What to do — Scan the material below for lines with the word "this" and report how many there are, with nothing added.

(Data entries)
[start]

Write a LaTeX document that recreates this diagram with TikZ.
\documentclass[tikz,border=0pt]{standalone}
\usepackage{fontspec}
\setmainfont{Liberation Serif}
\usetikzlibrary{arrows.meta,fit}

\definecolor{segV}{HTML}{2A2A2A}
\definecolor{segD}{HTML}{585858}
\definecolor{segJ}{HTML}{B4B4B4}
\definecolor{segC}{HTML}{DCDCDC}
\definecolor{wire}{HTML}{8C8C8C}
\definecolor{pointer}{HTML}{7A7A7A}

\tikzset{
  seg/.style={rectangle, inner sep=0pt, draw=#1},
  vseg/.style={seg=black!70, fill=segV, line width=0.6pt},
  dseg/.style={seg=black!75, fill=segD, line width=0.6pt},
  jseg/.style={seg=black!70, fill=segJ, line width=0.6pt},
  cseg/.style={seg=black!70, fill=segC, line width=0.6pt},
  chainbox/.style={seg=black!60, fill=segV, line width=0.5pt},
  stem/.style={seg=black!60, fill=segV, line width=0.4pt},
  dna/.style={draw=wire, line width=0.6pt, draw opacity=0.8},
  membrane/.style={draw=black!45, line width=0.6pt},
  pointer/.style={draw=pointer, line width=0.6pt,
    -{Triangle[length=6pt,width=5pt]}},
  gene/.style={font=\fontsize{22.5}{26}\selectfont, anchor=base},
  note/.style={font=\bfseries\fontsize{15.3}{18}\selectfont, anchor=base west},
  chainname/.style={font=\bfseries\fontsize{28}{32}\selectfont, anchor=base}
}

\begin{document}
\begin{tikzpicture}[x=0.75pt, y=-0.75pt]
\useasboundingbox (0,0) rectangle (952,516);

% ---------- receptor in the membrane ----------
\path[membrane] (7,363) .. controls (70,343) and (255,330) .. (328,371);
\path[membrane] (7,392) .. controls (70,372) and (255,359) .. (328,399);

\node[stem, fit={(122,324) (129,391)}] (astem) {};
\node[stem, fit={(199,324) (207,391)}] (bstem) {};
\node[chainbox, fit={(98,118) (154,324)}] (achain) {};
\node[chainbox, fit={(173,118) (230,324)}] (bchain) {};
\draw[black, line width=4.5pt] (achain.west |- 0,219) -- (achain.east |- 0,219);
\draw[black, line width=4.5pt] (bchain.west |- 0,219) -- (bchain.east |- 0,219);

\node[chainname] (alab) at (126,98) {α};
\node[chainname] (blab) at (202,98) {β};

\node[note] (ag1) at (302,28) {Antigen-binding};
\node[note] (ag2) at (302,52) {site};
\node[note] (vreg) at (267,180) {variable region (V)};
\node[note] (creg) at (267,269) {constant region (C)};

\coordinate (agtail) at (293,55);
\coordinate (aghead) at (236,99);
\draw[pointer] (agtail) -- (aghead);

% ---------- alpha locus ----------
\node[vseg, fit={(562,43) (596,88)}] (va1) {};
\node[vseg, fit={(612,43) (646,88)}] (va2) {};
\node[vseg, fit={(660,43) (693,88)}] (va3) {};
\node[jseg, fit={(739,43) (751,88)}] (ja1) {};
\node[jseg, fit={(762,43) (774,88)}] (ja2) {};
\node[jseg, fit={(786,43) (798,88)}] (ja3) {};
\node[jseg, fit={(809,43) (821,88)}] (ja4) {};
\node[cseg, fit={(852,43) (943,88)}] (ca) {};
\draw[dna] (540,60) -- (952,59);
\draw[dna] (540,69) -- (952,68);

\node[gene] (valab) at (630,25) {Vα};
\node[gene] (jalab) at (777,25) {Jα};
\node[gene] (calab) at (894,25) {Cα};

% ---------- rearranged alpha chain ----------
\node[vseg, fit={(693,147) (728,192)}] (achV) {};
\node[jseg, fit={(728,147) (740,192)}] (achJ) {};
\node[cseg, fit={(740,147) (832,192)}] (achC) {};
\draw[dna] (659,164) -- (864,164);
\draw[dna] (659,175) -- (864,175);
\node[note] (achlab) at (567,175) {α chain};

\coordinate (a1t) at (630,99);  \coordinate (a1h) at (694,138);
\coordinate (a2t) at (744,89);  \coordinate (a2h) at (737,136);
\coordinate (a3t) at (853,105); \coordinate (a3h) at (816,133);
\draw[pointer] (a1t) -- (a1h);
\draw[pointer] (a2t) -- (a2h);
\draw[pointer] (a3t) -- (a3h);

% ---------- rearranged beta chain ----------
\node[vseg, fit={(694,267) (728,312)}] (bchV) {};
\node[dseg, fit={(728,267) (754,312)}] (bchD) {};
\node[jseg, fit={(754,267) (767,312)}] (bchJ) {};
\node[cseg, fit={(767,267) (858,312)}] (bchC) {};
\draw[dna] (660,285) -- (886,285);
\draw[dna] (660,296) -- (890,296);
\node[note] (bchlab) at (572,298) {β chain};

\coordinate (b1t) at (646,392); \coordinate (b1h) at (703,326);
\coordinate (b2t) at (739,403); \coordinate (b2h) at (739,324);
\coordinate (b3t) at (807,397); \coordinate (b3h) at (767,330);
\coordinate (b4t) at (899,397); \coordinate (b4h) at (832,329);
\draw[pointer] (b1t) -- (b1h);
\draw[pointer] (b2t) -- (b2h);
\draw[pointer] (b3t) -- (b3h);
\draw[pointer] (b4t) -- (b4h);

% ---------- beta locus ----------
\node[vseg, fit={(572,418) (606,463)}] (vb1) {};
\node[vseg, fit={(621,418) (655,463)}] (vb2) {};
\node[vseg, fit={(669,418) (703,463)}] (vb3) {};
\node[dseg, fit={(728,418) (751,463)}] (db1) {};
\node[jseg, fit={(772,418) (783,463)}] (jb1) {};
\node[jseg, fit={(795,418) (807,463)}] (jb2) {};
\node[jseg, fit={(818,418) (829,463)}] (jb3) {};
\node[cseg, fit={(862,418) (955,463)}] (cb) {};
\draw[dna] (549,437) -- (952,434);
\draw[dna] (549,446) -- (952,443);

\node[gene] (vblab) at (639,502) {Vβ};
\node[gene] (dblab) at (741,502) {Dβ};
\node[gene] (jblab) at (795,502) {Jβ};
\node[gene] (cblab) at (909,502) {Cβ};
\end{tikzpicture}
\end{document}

[end]
[start]

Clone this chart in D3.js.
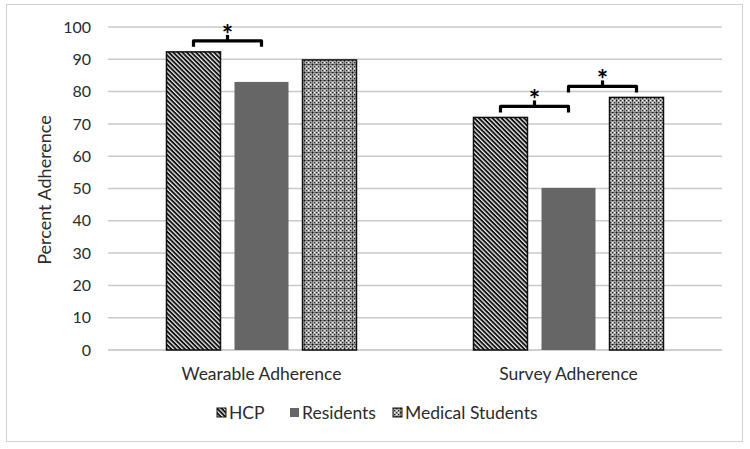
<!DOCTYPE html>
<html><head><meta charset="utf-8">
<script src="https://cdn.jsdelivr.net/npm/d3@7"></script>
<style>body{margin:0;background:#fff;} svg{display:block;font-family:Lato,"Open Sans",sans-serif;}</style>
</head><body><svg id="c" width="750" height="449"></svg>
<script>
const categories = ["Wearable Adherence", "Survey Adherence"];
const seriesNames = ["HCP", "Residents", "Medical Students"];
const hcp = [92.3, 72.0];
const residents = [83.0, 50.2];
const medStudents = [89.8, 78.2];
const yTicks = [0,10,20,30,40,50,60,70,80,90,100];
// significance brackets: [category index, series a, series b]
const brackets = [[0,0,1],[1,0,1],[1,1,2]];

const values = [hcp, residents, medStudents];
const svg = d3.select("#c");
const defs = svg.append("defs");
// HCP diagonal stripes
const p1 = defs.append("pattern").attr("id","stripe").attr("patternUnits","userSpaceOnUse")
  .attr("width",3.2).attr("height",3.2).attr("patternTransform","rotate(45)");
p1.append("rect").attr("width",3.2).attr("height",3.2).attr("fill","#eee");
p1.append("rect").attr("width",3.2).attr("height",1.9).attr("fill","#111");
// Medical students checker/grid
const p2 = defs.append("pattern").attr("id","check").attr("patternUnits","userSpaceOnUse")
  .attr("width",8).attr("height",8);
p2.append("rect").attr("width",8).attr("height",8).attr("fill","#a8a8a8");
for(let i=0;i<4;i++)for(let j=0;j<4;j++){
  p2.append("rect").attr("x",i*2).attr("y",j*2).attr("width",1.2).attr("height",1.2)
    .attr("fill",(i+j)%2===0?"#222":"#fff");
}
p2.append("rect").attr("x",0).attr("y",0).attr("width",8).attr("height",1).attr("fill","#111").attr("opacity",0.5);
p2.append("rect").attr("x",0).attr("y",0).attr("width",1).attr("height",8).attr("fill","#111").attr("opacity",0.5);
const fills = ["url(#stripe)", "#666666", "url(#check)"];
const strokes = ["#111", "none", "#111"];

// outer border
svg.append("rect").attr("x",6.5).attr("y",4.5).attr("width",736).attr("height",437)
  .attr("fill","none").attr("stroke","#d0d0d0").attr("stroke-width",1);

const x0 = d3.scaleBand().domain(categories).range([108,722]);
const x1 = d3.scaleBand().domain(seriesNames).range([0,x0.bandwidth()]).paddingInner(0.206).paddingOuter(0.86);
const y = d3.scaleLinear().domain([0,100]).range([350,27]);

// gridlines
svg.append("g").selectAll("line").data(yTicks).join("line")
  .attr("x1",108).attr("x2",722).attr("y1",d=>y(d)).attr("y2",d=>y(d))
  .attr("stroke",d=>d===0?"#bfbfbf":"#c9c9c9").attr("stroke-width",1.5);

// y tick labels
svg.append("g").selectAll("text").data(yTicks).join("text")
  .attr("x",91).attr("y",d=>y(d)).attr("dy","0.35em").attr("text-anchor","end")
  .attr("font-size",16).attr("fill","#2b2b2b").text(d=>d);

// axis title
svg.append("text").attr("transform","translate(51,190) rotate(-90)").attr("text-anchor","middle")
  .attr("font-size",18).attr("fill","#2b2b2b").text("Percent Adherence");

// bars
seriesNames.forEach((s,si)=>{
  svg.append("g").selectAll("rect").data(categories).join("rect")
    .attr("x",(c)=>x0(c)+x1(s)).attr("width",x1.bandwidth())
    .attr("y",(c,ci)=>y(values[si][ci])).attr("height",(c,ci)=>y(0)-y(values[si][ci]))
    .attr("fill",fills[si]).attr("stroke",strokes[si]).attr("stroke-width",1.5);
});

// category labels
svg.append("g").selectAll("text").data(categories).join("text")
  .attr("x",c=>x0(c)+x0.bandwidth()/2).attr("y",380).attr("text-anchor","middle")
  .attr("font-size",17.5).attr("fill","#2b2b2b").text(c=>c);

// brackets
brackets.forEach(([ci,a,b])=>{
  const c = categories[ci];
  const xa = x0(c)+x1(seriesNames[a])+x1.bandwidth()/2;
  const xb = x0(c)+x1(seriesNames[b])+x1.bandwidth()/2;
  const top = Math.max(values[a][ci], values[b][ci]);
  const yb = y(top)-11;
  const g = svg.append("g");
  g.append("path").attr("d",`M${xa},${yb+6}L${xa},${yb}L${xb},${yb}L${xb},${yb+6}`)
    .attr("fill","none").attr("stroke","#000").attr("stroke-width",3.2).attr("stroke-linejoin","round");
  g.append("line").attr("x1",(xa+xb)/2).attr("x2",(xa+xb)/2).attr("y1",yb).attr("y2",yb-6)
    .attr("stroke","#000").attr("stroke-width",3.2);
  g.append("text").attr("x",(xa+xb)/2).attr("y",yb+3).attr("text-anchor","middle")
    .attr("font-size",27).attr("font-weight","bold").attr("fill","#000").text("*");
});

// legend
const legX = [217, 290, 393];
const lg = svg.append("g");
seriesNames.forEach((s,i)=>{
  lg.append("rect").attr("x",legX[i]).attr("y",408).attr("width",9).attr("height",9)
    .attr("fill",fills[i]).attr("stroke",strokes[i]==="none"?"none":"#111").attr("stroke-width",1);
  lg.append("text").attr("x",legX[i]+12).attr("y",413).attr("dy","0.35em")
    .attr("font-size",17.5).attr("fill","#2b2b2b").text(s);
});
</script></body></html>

[end]

Reply to the exercise — 2